Namun, hasil penelusuran media melalui situs e-LHKPN KPK tahun 2020-2021 menunjukkan kedua aset tersebut tidak tercantum dalam laporan.
Fakta persidangan pun mengungkapkan bahwa rumah di Jalan Sakuntala dibeli menggunakan dana perjalanan dinas fiktif. Bukti pembayaran pembelian rumah dilakukan oleh bawahan pemohon. Hal serupa juga terjadi pada apartemen di Batam.
Dalam persidangan, penyidik menghadirkan bukti dari pihak pengelola apartemen serta pihak yang melakukan pembayaran.

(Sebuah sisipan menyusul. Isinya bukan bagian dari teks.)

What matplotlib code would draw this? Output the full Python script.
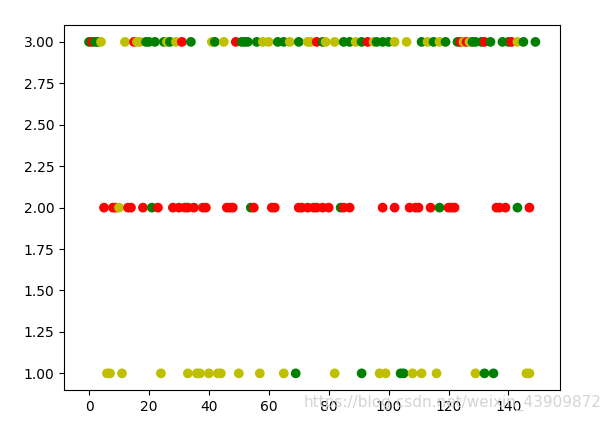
import numpy as np
import matplotlib
matplotlib.use('Agg')
import matplotlib.pyplot as plt

# sample index -> cluster label, coloured by true class
# cluster 1
c1_yellow = [6, 7, 11, 24, 33, 36, 37, 40, 43, 44, 50, 57, 65, 82, 97, 99, 108, 111, 116, 129, 146, 147]
c1_green = [69, 91, 104, 105, 132, 135]
# cluster 2
c2_red = [5, 8, 9, 13, 14, 18, 23, 28, 30, 32, 33, 35, 38, 39, 46, 47, 48, 55, 61, 62,
          70, 71, 73, 75, 76, 78, 80, 85, 87, 98, 102, 107, 109, 110, 114, 120, 121, 122,
          136, 137, 139, 147]
c2_yellow = [10]
c2_green = [21, 54, 84, 117, 143]
# cluster 3
c3_red = [1, 15, 31, 49, 76, 93, 124, 126, 132, 141]
c3_yellow = [4, 12, 16, 17, 26, 29, 41, 45, 58, 60, 67, 73, 74, 79, 82, 89, 95, 102, 106,
             113, 117, 125, 127, 143]
c3_green = [0, 2, 3, 19, 20, 22, 25, 27, 34, 42, 51, 52, 53, 56, 63, 65, 70, 78, 85, 87,
            91, 96, 98, 100, 111, 115, 119, 123, 128, 129, 131, 134, 138, 140, 145, 149]

groups = [
    (c1_yellow, 1, 'y'), (c1_green, 1, 'g'),
    (c2_red, 2, 'r'), (c2_yellow, 2, 'y'), (c2_green, 2, 'g'),
    (c3_red, 3, 'r'), (c3_yellow, 3, 'y'), (c3_green, 3, 'g'),
]

xs, ys, cs = [], [], []
for idx, label, col in groups:
    xs += idx
    ys += [label] * len(idx)
    cs += [col] * len(idx)

order = np.argsort(xs, kind='stable')
xs = np.array(xs)[order]
ys = np.array(ys)[order]
cs = np.array(cs)[order]

fig = plt.figure(figsize=(6.11, 4.22), dpi=100)
plt.subplots_adjust(left=0.105, right=0.9165, bottom=0.076, top=0.94)
plt.scatter(xs, ys, c=list(cs))
plt.xlim(-8.3, 157.2)

# blog watermark
fig.text(0.985, 0.045, 'https://blog.csdn.net/weixin_43909872', ha='right', va='center',
         fontsize=11, color='#d0d0d0', alpha=0.9)

plt.savefig('out.png')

Hal menarik lainnya terungkap saat pemeriksaan di Polda Riau. Muflihun tidak mengakui kedua aset tersebut sebagai miliknya. Karena itu, penyitaan dilakukan terhadap pihak yang menguasai aset.
Namun, aset yang sebelumnya tidak diakui justru diajukan sebagai objek gugatan dalam praperadilan. Langkah ini secara tidak langsung menjadi pengakuan bahwa aset tersebut memang milik Muflihun.
Perlu dipahami, LHKPN bukanlah dokumen yang membuktikan keabsahan asal-usul harta, melainkan hanya bentuk kewajiban pelaporan harta kekayaan penyelenggara negara.
Sejumlah pertanyaan kemudian muncul terkait putusan hakim ini. Apakah PN Pekanbaru berwenang menyatakan tidak sah penetapan penyitaan yang dikeluarkan PN Batam, padahal bukan merupakan produk hukumnya?.
Selain itu, mengapa PN Pekanbaru membatalkan izin sita khusus yang sebelumnya mereka keluarkan sendiri?.
Jika sejak awal permohonan izin penyitaan dianggap tidak sah, seharusnya permohonan itu ditolak. Bukan justru dibatalkan setelah penyidik melaksanakan penyitaan berdasarkan izin yang telah diberikan pengadilan.
Menanggapi putusan hakim tunggal PN Pekanbaru, Dedy, yang mengabulkan gugatan praperadilan terkait penyitaan aset, Direktur Reserse Kriminal Khusus (Dirreskrimsus) Polda Riau, Kombes Pol Ade Kuncoro, menegaskan pihaknya tetap menghormati putusan tersebut.
"Kita hormati keputusan hakim praperadilan. Kami akan pelajari terlebih dahulu pertimbangan hakim sehingga menerima gugatan pemohon, setelah kami menerima salinan putusan," ujar Kombes Ade melalui pesan singkat aplikasi perpesanan WhatsApp, Kamis 18 September 2025.
Ia menegaskan, penyidikan perkara dugaan korupsi SPPD fiktif di Sekretariat DPRD Riau tetap berlanjut.
"Penyidikan tetap berjalan karena yang diterima gugatan hakim hanya terkait penyitaan aset satu rumah di Pekanbaru dan satu apartemen di Batam," tegas Kombes Ade.